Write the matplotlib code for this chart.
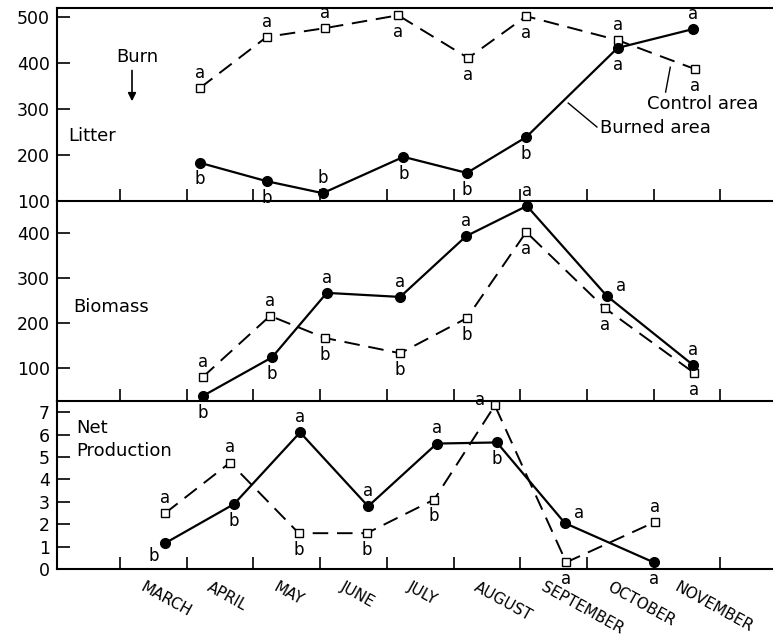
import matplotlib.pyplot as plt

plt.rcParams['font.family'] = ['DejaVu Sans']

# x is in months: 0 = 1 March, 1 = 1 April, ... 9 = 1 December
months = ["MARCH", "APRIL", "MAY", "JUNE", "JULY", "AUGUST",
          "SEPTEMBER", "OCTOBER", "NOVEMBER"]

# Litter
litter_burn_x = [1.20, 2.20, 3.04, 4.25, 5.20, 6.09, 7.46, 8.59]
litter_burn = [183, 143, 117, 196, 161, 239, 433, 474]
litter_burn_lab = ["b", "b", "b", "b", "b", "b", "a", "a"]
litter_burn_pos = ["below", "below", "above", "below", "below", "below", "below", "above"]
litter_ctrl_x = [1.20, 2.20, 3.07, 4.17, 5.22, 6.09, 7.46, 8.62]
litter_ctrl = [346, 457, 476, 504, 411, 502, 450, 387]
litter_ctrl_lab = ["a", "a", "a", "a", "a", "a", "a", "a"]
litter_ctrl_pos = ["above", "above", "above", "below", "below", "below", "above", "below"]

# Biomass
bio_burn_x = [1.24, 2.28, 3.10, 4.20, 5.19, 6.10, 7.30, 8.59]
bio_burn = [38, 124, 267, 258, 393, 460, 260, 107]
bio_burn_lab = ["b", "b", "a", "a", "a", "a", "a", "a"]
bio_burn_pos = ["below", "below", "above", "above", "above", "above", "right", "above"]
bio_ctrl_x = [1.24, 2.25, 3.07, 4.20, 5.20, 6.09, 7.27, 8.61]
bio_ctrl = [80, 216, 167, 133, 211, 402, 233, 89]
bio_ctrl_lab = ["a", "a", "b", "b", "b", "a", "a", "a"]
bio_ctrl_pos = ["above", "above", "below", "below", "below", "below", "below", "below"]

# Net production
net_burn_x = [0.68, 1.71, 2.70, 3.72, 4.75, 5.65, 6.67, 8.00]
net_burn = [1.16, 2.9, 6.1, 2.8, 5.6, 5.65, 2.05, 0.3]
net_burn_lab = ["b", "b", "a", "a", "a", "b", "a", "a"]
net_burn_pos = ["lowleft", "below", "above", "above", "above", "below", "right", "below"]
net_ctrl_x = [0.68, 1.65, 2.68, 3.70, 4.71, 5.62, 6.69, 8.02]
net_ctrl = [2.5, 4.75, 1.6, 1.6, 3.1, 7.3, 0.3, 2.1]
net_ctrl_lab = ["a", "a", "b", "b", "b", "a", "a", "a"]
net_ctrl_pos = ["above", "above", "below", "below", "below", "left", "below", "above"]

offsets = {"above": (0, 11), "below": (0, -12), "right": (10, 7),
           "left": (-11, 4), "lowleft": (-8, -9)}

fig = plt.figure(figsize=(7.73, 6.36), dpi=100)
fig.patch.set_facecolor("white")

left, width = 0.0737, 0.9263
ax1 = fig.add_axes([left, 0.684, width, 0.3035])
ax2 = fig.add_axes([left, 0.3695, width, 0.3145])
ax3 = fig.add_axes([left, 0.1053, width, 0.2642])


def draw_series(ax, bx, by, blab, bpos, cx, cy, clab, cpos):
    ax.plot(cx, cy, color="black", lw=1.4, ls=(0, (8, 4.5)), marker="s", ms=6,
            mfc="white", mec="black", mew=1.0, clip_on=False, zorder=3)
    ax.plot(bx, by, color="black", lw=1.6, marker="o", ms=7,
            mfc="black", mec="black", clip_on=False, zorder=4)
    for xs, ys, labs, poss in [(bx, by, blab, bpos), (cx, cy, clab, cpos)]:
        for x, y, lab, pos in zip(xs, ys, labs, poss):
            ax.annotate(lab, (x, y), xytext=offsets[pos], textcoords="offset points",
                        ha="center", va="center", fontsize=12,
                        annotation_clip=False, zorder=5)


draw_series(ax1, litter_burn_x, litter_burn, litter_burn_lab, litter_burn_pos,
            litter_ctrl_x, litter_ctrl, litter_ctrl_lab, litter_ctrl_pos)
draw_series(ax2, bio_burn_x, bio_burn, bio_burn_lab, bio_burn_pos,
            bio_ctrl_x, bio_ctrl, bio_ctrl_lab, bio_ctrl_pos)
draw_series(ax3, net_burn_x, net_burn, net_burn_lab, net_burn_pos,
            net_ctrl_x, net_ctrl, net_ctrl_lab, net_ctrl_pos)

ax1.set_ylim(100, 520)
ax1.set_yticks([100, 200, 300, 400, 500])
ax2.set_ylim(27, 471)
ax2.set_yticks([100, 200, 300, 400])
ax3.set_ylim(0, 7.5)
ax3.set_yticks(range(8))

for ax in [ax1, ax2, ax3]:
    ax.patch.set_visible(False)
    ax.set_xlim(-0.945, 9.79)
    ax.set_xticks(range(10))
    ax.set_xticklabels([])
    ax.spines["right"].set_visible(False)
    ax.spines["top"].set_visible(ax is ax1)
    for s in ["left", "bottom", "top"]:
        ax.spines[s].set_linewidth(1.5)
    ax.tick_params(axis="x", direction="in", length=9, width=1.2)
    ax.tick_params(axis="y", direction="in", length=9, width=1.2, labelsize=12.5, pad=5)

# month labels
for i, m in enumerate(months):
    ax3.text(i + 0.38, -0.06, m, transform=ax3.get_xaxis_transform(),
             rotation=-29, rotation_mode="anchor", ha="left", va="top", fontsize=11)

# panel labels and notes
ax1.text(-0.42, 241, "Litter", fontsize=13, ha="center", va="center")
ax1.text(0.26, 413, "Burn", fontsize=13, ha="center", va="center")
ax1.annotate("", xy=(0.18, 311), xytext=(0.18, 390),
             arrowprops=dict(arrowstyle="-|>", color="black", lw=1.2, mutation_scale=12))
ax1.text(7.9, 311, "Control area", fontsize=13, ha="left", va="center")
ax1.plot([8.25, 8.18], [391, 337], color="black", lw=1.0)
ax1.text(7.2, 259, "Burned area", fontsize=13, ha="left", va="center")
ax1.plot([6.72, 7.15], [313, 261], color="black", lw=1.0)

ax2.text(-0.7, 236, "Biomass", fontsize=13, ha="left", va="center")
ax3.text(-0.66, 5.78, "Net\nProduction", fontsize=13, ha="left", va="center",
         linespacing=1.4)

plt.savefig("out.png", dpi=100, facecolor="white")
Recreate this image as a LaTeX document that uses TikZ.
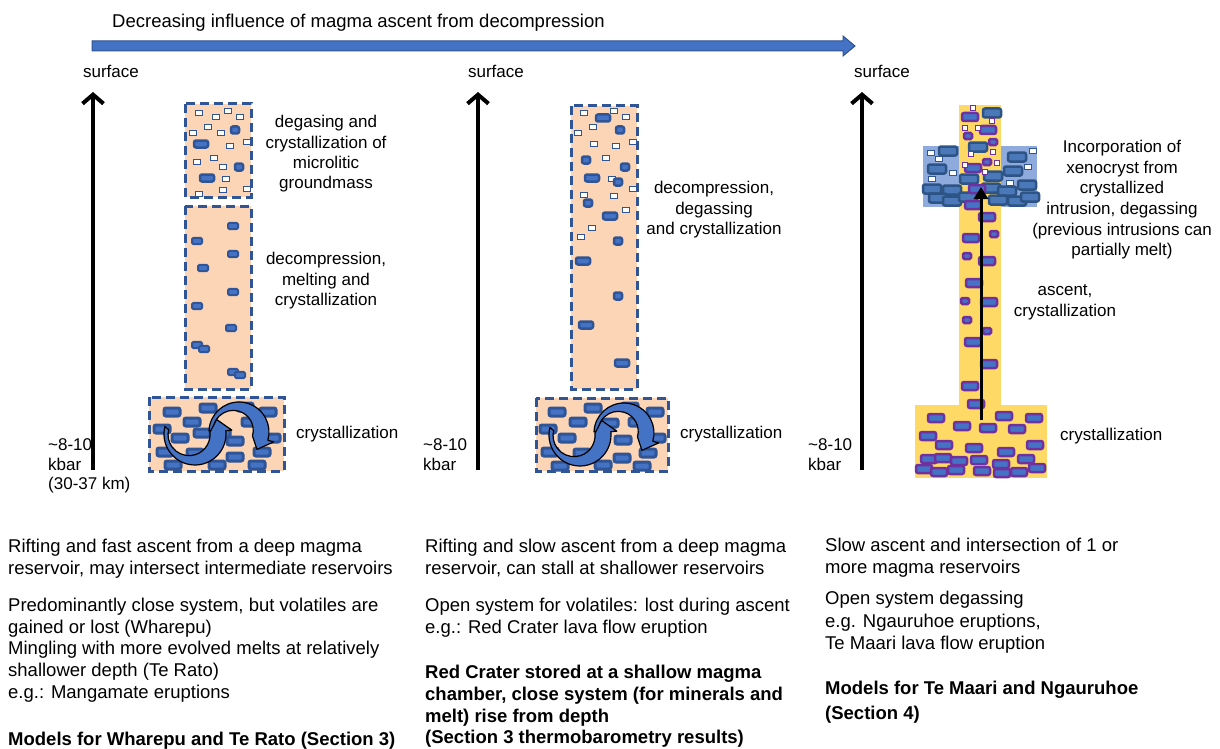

***

Copy out all lines that carry the word "this".

Write the matplotlib code for this chart.
Recreate this image as a LaTeX document that uses TikZ.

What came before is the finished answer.